In essence, tribal knowledge is any undocumented information that resides inside users’ heads that’s relevant for doing their jobs. Most businesses run on tribal knowledge, and it’s a massive obstacle to productivity. Most companies simply suck at documenting things.
Unfortunately, if workers depend too much on tribal knowledge to get work done, this sets up AI agents for massive failure, because they need to be grounded on digitized knowledge. In reality, this tribal knowledge can take multiple forms, such as:
undocumented preferences: e.g. how your bosses want reports to be written, not just in format, but in terms of content. How you want your eggs. How you want only organic produce, even if it’s more expensive, etc.
domain-specific quirks: e.g. some random state regulation about processing insurance claims in NY state versus NJ state that only SMEs (subject matter experts) know about. None of this is written down anywhere internally.
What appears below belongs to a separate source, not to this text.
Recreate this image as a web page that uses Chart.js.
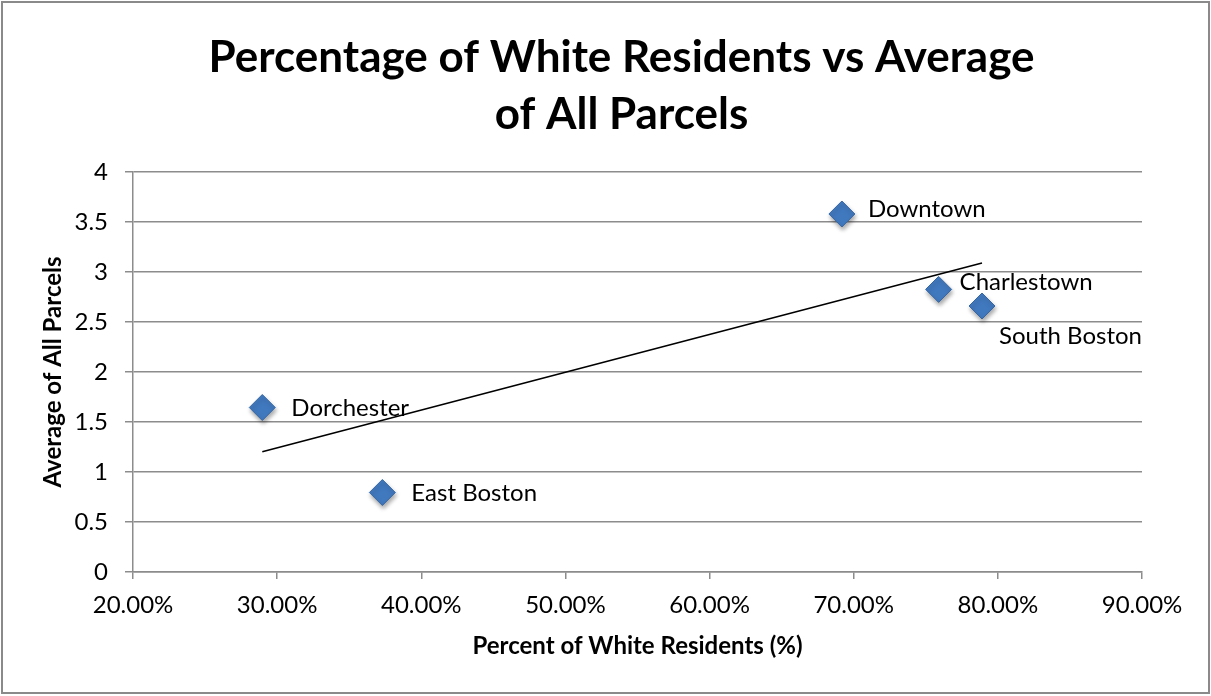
<!DOCTYPE html>
<html>
<head>
<meta charset="utf-8">
<script src="https://cdn.jsdelivr.net/npm/chart.js@4/dist/chart.umd.min.js"></script>
<style>
  html, body { margin: 0; padding: 0; background: #fff; }
  #wrap { width: 1211px; height: 696px; position: relative; }
</style>
</head>
<body>
<div id="wrap"><canvas id="c" width="1211" height="696"></canvas></div>
<script>
// Neighbourhood names, share of white residents (%) and average parcel score
const neighborhoods = ['Dorchester', 'East Boston', 'Downtown', 'Charlestown', 'South Boston'];
const whitePct = [28.97, 37.3, 69.18, 75.89, 78.9];
const parcelAvg = [1.645, 0.795, 3.58, 2.826, 2.66];

// Axis tick values
const xTicks = [20, 30, 40, 50, 60, 70, 80, 90];
const yTicks = [0, 0.5, 1, 1.5, 2, 2.5, 3, 3.5, 4];

// Least-squares trend line across the plotted points
function linearFit(xs, ys) {
  const n = xs.length;
  const mx = xs.reduce((a, b) => a + b, 0) / n;
  const my = ys.reduce((a, b) => a + b, 0) / n;
  let sxy = 0, sxx = 0;
  for (let i = 0; i < n; i++) {
    sxy += (xs[i] - mx) * (ys[i] - my);
    sxx += (xs[i] - mx) * (xs[i] - mx);
  }
  const slope = sxy / sxx;
  return x => my + slope * (x - mx);
}
const fit = linearFit(whitePct, parcelAvg);
const xMin = Math.min(...whitePct), xMax = Math.max(...whitePct);
const trendPoints = [{ x: xMin, y: fit(xMin) }, { x: xMax, y: fit(xMax) }];

const points = whitePct.map((x, i) => ({ x, y: parcelAvg[i] }));

// Label placement relative to each marker (pixels)
const labelOffsets = [[29, 1], [29, 1], [26, -5], [21, -7], [17, 30]];

const FONT = 'Lato, "Open Sans", sans-serif';
const GRID = '#8c8c8c';

const frame = {
  id: 'frame',
  afterDraw(chart) {
    const ctx = chart.ctx;
    ctx.save();
    ctx.strokeStyle = '#8a8a8a';
    ctx.lineWidth = 2;
    ctx.strokeRect(2, 2, chart.width - 4, chart.height - 5);
    ctx.restore();
  }
};

const markerShadow = {
  id: 'markerShadow',
  beforeDatasetDraw(chart, args) {
    if (args.index !== 1) return;
    const ctx = chart.ctx;
    ctx.save();
    ctx.shadowColor = 'rgba(0,0,0,0.35)';
    ctx.shadowBlur = 4;
    ctx.shadowOffsetX = 1;
    ctx.shadowOffsetY = 3;
  },
  afterDatasetDraw(chart, args) {
    if (args.index !== 1) return;
    chart.ctx.restore();
  }
};

const pointLabels = {
  id: 'pointLabels',
  afterDatasetsDraw(chart) {
    const meta = chart.getDatasetMeta(1);
    const ctx = chart.ctx;
    ctx.save();
    ctx.font = '24px ' + FONT;
    ctx.fillStyle = '#000';
    ctx.textAlign = 'left';
    ctx.textBaseline = 'middle';
    meta.data.forEach((el, i) => {
      const [dx, dy] = labelOffsets[i];
      ctx.fillText(neighborhoods[i], el.x + dx, el.y + dy);
    });
    ctx.restore();
  }
};

new Chart(document.getElementById('c'), {
  type: 'scatter',
  data: {
    datasets: [
      {
        type: 'line',
        label: 'Linear trend',
        data: trendPoints,
        borderColor: '#000',
        borderWidth: 1.6,
        pointRadius: 0,
        fill: false
      },
      {
        label: 'Average of All Parcels',
        data: points,
        pointStyle: 'rectRot',
        pointRadius: 13,
        backgroundColor: '#4179bf',
        borderColor: '#3767a3',
        borderWidth: 1
      }
    ]
  },
  options: {
    responsive: false,
    animation: false,
    layout: { padding: { left: 32, right: 0, top: 0, bottom: 0 } },
    plugins: {
      legend: { display: false },
      tooltip: { enabled: false },
      title: {
        display: true,
        text: ['Percentage of White Residents vs Average', 'of All Parcels'],
        color: '#000',
        font: { family: FONT, size: 44, weight: 'bold', lineHeight: 57 / 44 },
        padding: { top: 29.5, bottom: 28.5 }
      }
    },
    scales: {
      x: {
        type: 'linear',
        min: 20,
        max: 90,
        afterBuildTicks(scale) { scale.ticks = xTicks.map(v => ({ value: v })); },
        afterFit(scale) { scale.height = 124; },
        ticks: {
          color: '#000',
          font: { family: FONT, size: 24 },
          padding: 12,
          maxRotation: 0,
          callback: v => v.toFixed(2) + '%'
        },
        grid: { display: true, drawOnChartArea: false, drawTicks: true, tickLength: 7, color: GRID, lineWidth: 1.5 },
        border: { display: true, color: GRID, width: 1.5 },
        title: {
          display: true,
          text: 'Percent of White Residents (%)',
          color: '#000',
          font: { family: FONT, size: 24, weight: 'bold', lineHeight: 1.2 },
          padding: { top: 0, bottom: 35.6 }
        }
      },
      y: {
        type: 'linear',
        min: 0,
        max: 4,
        afterBuildTicks(scale) { scale.ticks = yTicks.map(v => ({ value: v })); },
        afterFit(scale) { scale.width = 101; },
        ticks: {
          color: '#000',
          font: { family: FONT, size: 24 },
          padding: 17,
          callback: v => String(v)
        },
        grid: { display: true, drawTicks: true, tickLength: 8, color: GRID, lineWidth: 1.5 },
        border: { display: true, color: GRID, width: 1.5 },
        title: {
          display: true,
          text: 'Average of All Parcels',
          color: '#000',
          font: { family: FONT, size: 24, weight: 'bold', lineHeight: 1.2 },
          padding: { top: 6.6, bottom: 0 }
        }
      },
      // empty right-hand gutter keeping the plot clear of the frame
      gutter: {
        type: 'linear',
        position: 'right',
        display: true,
        afterFit(scale) { scale.width = 69; },
        ticks: { display: false },
        grid: { display: false, drawTicks: false },
        border: { display: false }
      }
    }
  },
  plugins: [frame, markerShadow, pointLabels]
});
</script>
</body>
</html>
Even seemingly simple and stupid things like filling out insurance application forms have quirks. In certain states, you may need to submit pictures to prove your car’s physical garage location to prevent insurance fraud. Then you may need a specialized tool to forensic submitted photo evidence to cross check against vehicle information.
But this “process” is basically undocumented, tribal knowledge in most cases. It can’t be RAGed.
These latent requirements aren’t edge cases—they're everywhere.
Suppose you ask a coding AI assistant to set up a simple Python app using a specific stack. You feel you're being clear and helpful, but suddenly realize it started installing packages with pip
instead of your preferred uv
. Your preference wasn't explicitly stated, yet its violation frustrates you immediately. Guess what, AI agent isn’t going to read your mind.
In short, most AI agents will offer poor UX - quite unfairly - because they rely on surfacing tacit knowledge that users themselves overlook. Chat interfaces especially are privy to this problem since they overpromise simplicity—yet they require a staggering amount of unstated information to reliably deliver results. Users are often set up for disappointment.